I’m borrowing a Zipp 606 set up for a time trial this weekend and I just found out it’s a combination of a 404 and 808. If Zipp’s 606 wheel set is a 404 front and 808 rear, is there any reason they call this set up a 606? Other than being half of 404 + 808? Is this an arbitrary name derived by marketing or is there actually something behind it?
I’m driving myself nuts over this and don’t know why!
When I was taking an electrical engineering class in college, I spent an entire night wondering why I couldn’t get a transistor equation to work right. I then looked at the (copious) error listing for the textbook, and found out the equation I was using was a typo! Too bad I didn’t realize that at 1:00 AM instead of 6:00 AM!

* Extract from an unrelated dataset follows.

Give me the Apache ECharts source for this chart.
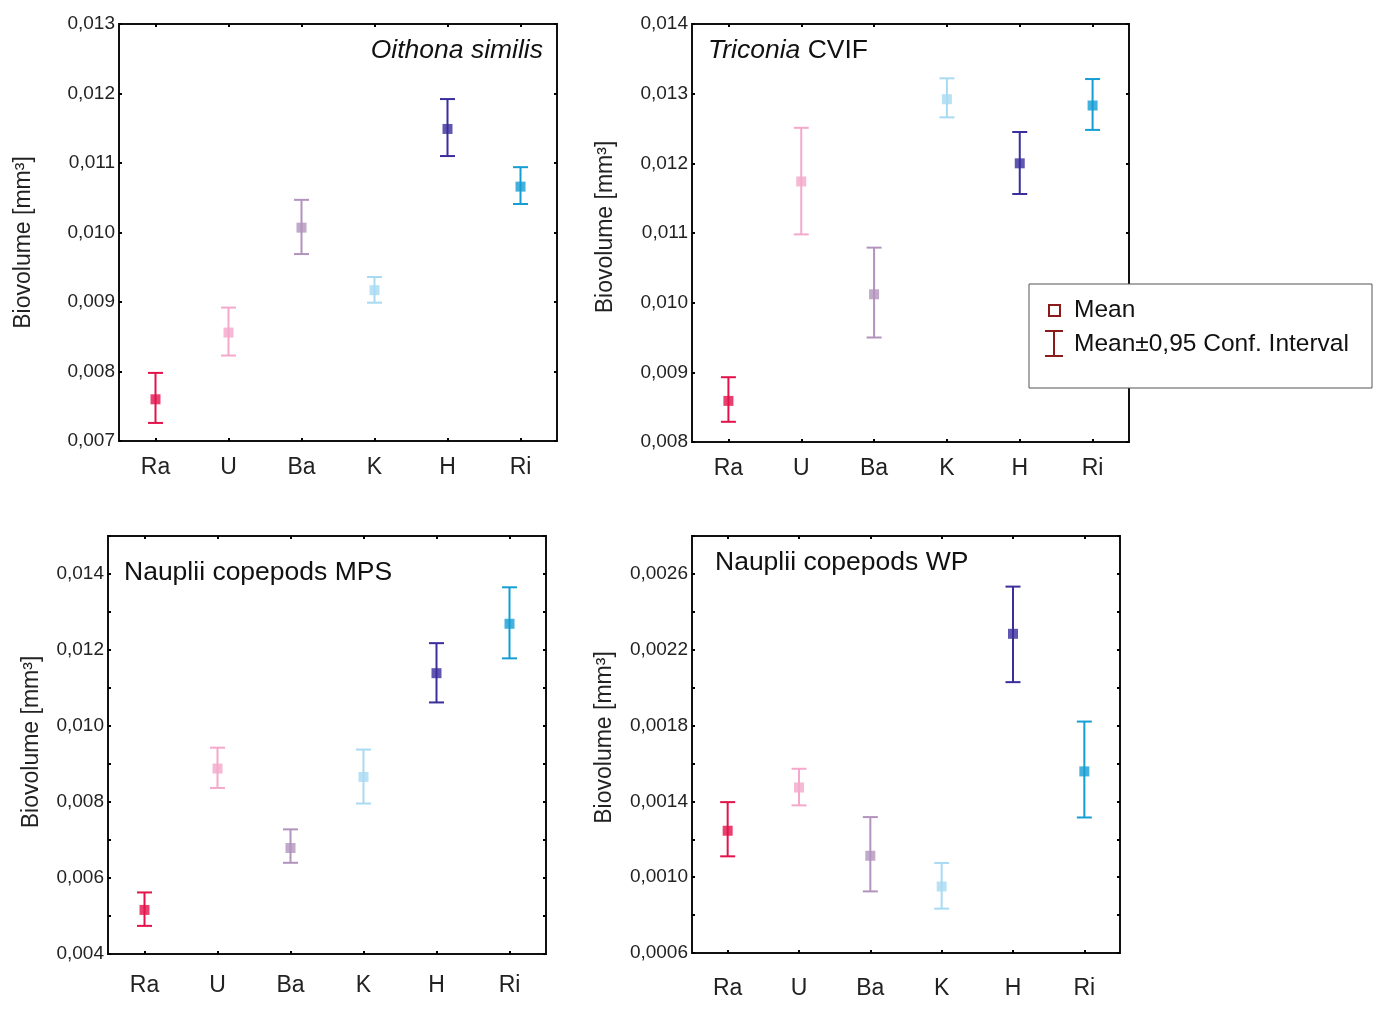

Quick to dismiss. Do you ride HED’s?
Maybe Zipp felt they didn’t need to market the 404/808 combo as a 606 any more since they’re still selling the 404 and 808 separately. They just needed to give people the idea of combining wheels and now it’s caught on the marketing scheme has been discontinued. I guess there’s nothing more to the name than the sum of the parts for marketing purposes but I was just curious if there was a concrete answer.
Less deep in front for control in windy conditions and more deep in back for courses you want to but can’t run a disc on? That debate will continue until we no longer need wheels on bikes.
Training wheels for me too 99.9% of the time. I can’t justify buying ANY race wheel with my budget. Hence borrowing them, or renting for a 6-pack, however you want to look at it.